Cóilín Ó Cearbhaill, President of Conradh na Gaeilge says:

“The latest research commissioned by Conradh na Gaeilge reveals that most Irish people have a positive opinion about the language, and this is true not only among the Irish-speaking public, but across various sections of the wider community in general as well. It is obvious from this year’s research that there is strong support for providing more services for the Irish-speaking community throughout Ireland however, and the majority on this island believe that the state should do more for the language, and for the language community.”

Opportunities to Use Irish:

  • 45% of people in the south and 26% in the north would like the opportunity to use more Irish
  • 44% of people in the south and 29% of people in the north would like the opportunity to learn more Irish
  • 72% of people in the south and 63% of people in the north believe that Irish-medium education should be available for those who wish to avail of it

Services in Irish & Support from the State:

  • 65% of people in the south and 55% of people in the north agree that the state / government should provide support for local communities to develop Irish language strategies in their own area
  • 61% of people in the south and 48% of people in the north would like to see more support for the Irish language from the state / government
  • 70% of people in the south and 54% of people in the north believe that services should be available through Irish for those who wish to use them
  • 53% of people in the south believe that the names of government agencies / semi-state bodies should always be in Irish
  • 50% of people in the north believe that bilingual signage should be erected in areas where there is demand

Irish & The Irish Economy:

  • 53% of people in the south and 46% of people in the north agree that the Irish language can positively contribute to the economic development of the island
  • 42% of people in the south and 37% of people in the north that the Irish language is a unique selling point

Seachtain na Gaeilge (Irish-Language Week):

  • 50% of the population in the south and 11% of the population in the north have heard of Seachtain na Gaeilge
  • Of those who are aware of Seachtain na Gaeilge, 33% in the south and 25% in the north have taken part in an event of Seachtain na Gaeilge

Competence in the Irish Language:

  • 5% or 90,543 people in the north are confident of their ability to speak Irish, and 8% or 144,869 people in the north are confident of their understanding of Irish
  • 26% or 1,192,946 people in the south are confident of their ability to speak Irish, and 35% or 1,605,888 people in the south are confident of their understanding of Irish

Conradh na Gaeilge began the consultation process to assess public opinion on the Irish language at the start of 2015, and the Conradh plans to build on the research by means of henceforth commissioning further consultations on an annual basis and where the questions will focus on different themes each year to widen the scope of the information for analysis.

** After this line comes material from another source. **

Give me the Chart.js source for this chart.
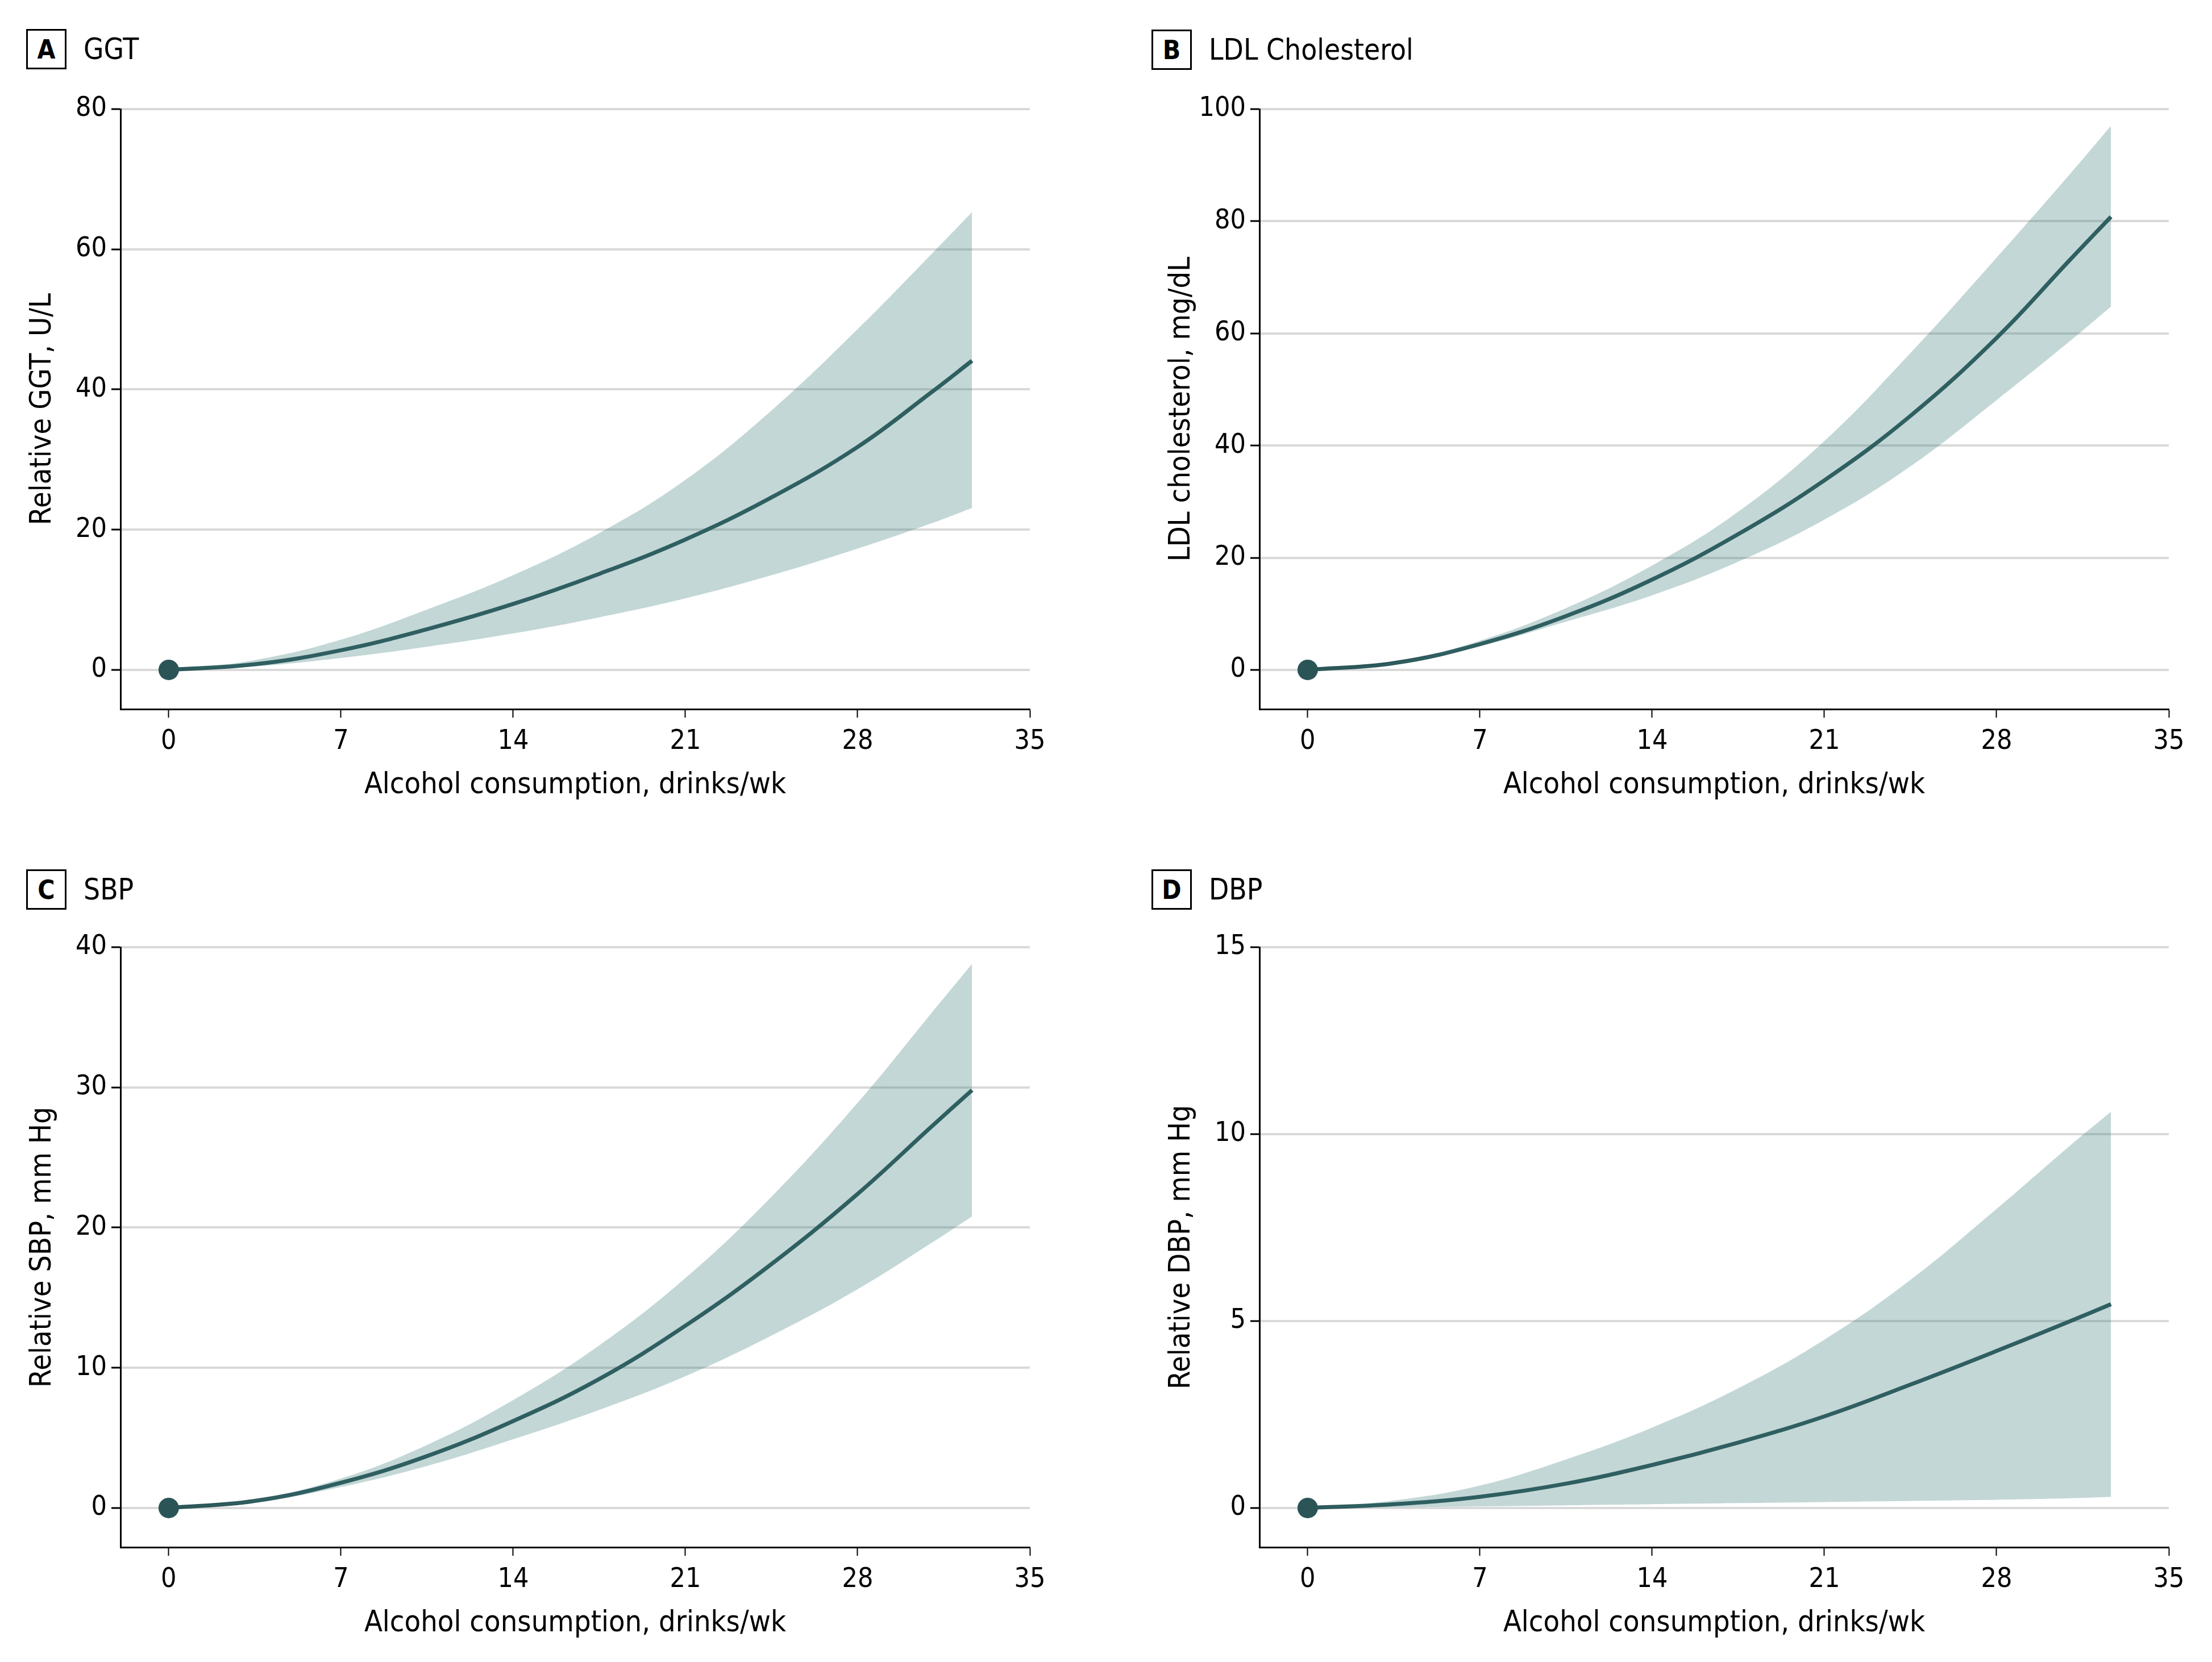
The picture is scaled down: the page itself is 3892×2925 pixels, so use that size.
<!DOCTYPE html>
<html>
<head>
<meta charset="utf-8">
<script src="https://cdn.jsdelivr.net/npm/chart.js@4/dist/chart.umd.min.js"></script>
<style>
  body { margin: 0; width: 3892px; height: 2925px; overflow: hidden; background: #fff; position: relative;
         font-family: "Liberation Sans Narrow", "DejaVu Sans Condensed", "Arial Narrow", sans-serif; }
  canvas { position: absolute; }
  .hdr { position: absolute; height: 71px; display: flex; align-items: center; color: #000; }
  .tag { box-sizing: border-box; width: 71px; height: 71px; border: 3px solid #000; font-weight: bold;
         font-size: 46px; display: flex; align-items: center; justify-content: center; margin-right: 30px; }
  .name { font-size: 51px; }
</style>
</head>
<body>
<div class="hdr" style="left:46px;top:51px"><div class="tag">A</div><div class="name">GGT</div></div>
<div class="hdr" style="left:2026px;top:52px"><div class="tag">B</div><div class="name">LDL Cholesterol</div></div>
<div class="hdr" style="left:46px;top:1530px"><div class="tag">C</div><div class="name">SBP</div></div>
<div class="hdr" style="left:2026px;top:1530px"><div class="tag">D</div><div class="name">DBP</div></div>

<canvas id="ggt" width="1880" height="1300" style="left:0;top:140px"></canvas>
<canvas id="ldl" width="1880" height="1300" style="left:2004px;top:140px"></canvas>
<canvas id="sbp" width="1880" height="1300" style="left:0;top:1615px"></canvas>
<canvas id="dbp" width="1880" height="1300" style="left:2004px;top:1615px"></canvas>

<script>
const drinks = [0, 3.5, 7, 10.5, 14, 17.5, 21, 24.5, 28, 31, 32.65];
const xTicks = [0, 7, 14, 21, 28, 35];

// A: GGT
const ggtMean  = [0, 0.8, 2.8, 5.8, 9.4, 13.7, 18.6, 24.6, 31.8, 39.6, 44.1];
const ggtUpper = [0, 1.4, 4.3, 8.6, 13.5, 19.5, 27.1, 37.0, 48.6, 59.3, 65.3];
const ggtLower = [0, 0.5, 1.7, 3.3, 5.2, 7.5, 10.2, 13.5, 17.3, 20.9, 23.1];
const ggtTicks = [0, 20, 40, 60, 80];

// B: LDL cholesterol
const ldlMean  = [0, 1.2, 4.6, 9.6, 16.1, 24.2, 33.8, 45.3, 59.2, 73.2, 80.8];
const ldlUpper = [0, 1.3, 5.2, 11.0, 18.6, 28.2, 40.8, 56.5, 73.5, 88.5, 97.0];
const ldlLower = [0, 1.0, 4.2, 8.6, 13.3, 19.3, 26.8, 36.3, 48.1, 58.7, 64.8];
const ldlTicks = [0, 20, 40, 60, 80, 100];

// C: SBP
const sbpMean  = [0, 0.5, 1.8, 3.7, 6.2, 9.2, 13.0, 17.4, 22.4, 27.2, 29.8];
const sbpUpper = [0, 0.6, 2.1, 4.5, 7.7, 11.6, 16.4, 22.2, 28.9, 35.3, 38.8];
const sbpLower = [0, 0.4, 1.5, 3.0, 4.9, 7.0, 9.4, 12.3, 15.6, 18.9, 20.8];
const sbpTicks = [0, 10, 20, 30, 40];

// D: DBP
const dbpMean  = [0, 0.1, 0.3, 0.65, 1.15, 1.75, 2.45, 3.3, 4.2, 5.0, 5.45];
const dbpUpper = [0, 0.2, 0.6, 1.3, 2.15, 3.2, 4.5, 6.1, 8.0, 9.7, 10.6];
const dbpLower = [0, 0.02, 0.04, 0.07, 0.1, 0.13, 0.16, 0.19, 0.22, 0.26, 0.3];
const dbpTicks = [0, 5, 10, 15];

const FONT = '"Liberation Sans Narrow", "DejaVu Sans Condensed", "Arial Narrow", sans-serif';
Chart.defaults.font.family = FONT;
Chart.defaults.color = '#000';

const lineColor = '#2a5456';
const bandColor = 'rgba(60, 122, 122, 0.3)';

function pts(ys) {
  return drinks.map((x, i) => ({ x: x, y: ys[i] }));
}

function makePanel(id, mean, upper, lower, yTicks, yTitle) {
  const yMax = yTicks[yTicks.length - 1];
  new Chart(document.getElementById(id), {
    type: 'line',
    data: {
      datasets: [
        { data: pts(upper), borderWidth: 0, pointRadius: 0, fill: false, tension: 0.4 },
        { data: pts(lower), borderWidth: 0, pointRadius: 0, fill: '-1',
          backgroundColor: bandColor, tension: 0.4 },
        { data: pts(mean), borderColor: lineColor, borderWidth: 7, fill: false, tension: 0.4,
          pointRadius: c => c.dataIndex === 0 ? 18 : 0,
          pointBackgroundColor: lineColor, pointBorderWidth: 0 }
      ]
    },
    options: {
      responsive: false,
      animation: false,
      devicePixelRatio: 1,
      layout: { padding: { top: 52, right: 68, left: 0, bottom: 0 } },
      plugins: { legend: { display: false }, tooltip: { enabled: false } },
      scales: {
        x: {
          type: 'linear',
          min: -1.96,
          max: 35,
          afterBuildTicks: s => { s.ticks = xTicks.map(v => ({ value: v })); },
          afterFit: s => { s.height = 192; },
          grid: { drawOnChartArea: false, tickLength: 15, tickColor: '#000', tickWidth: 2 },
          border: { color: '#000', width: 3 },
          ticks: { font: { size: 48 }, padding: 14 },
          title: { display: true, text: 'Alcohol consumption, drinks/wk',
                   font: { size: 52 }, padding: { top: 0, bottom: 26 } }
        },
        y: {
          min: -0.07 * yMax,
          max: yMax,
          afterBuildTicks: s => { s.ticks = yTicks.map(v => ({ value: v })); },
          afterFit: s => { s.width = 212; },
          grid: { color: '#d9d9d9', lineWidth: 4, tickLength: 16, tickColor: '#000', tickWidth: 3 },
          border: { color: '#000', width: 3 },
          ticks: { font: { size: 48 }, padding: 8 },
          title: { display: true, text: yTitle, font: { size: 52 }, padding: { top: 44, bottom: 0 } }
        }
      }
    }
  });
}

makePanel('ggt', ggtMean, ggtUpper, ggtLower, ggtTicks, 'Relative GGT, U/L');
makePanel('ldl', ldlMean, ldlUpper, ldlLower, ldlTicks, 'LDL cholesterol, mg/dL');
makePanel('sbp', sbpMean, sbpUpper, sbpLower, sbpTicks, 'Relative SBP, mm Hg');
makePanel('dbp', dbpMean, dbpUpper, dbpLower, dbpTicks, 'Relative DBP, mm Hg');
</script>
</body>
</html>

This year’s report is based on six different focus groups organised by Conradh na Gaeilge in association with Amárach Research both north and south, and on an independent survey conducted on an all-island basis by Millward Brown on behalf of Conradh na Gaeilge in January 2015, whereby the market research company questioned over 2,000 participants from different backgrounds.

Ursula Ní Shabhaois, Research & Analysis Executive with Conradh na Gaeilge and the author of the Céard É An Scéal? report says:

“Conradh na Gaeilge commissioned the Céard É An Scéal? Tuairimí an Phobail i Leith na Gaeilge report on public perceptions about the Irish language with a view to providing a reliable source of information for gaining insight into the needs and priorities of the language community, and as a valuable lobbying resource for the Irish-speaking and Gaeltacht community in general in future.”

Hard copies of the research report are available from Conradh na Gaeilge offices in Galway, Belfast, and Dublin, or you can download a soft copy of the analysis of the current state of the Irish language with relevant graphs online from PEIG.ie/taighde or by emailing This email address is being protected from spambots. You need JavaScript enabled to view it..

 

NOTE FOR THE EDITOR:

 

Céard É An Scéal? Tuairimí an Phobail i Leith na Gaeilge (2015)

What’s the Story? Public Opinions on the Irish Langage (2015)

This year’s report is based on six different focus groups organised by Conradh na Gaeilge in association with Amárach Research both north and south over the period from January to July 2015, and the following are participants involved as grouped by their differing backgrounds:

  1. a group with fluent Irish;
  2. a group of language learners / of people without much Irish; and
  3. a group without any Irish at all.

The research results are also based on an independent survey conducted on an all-island basis by Millward Brown on behalf of Conradh na Gaeilge in January 2015, whereby the market research company questioned over 2,000 participants from different backgrounds.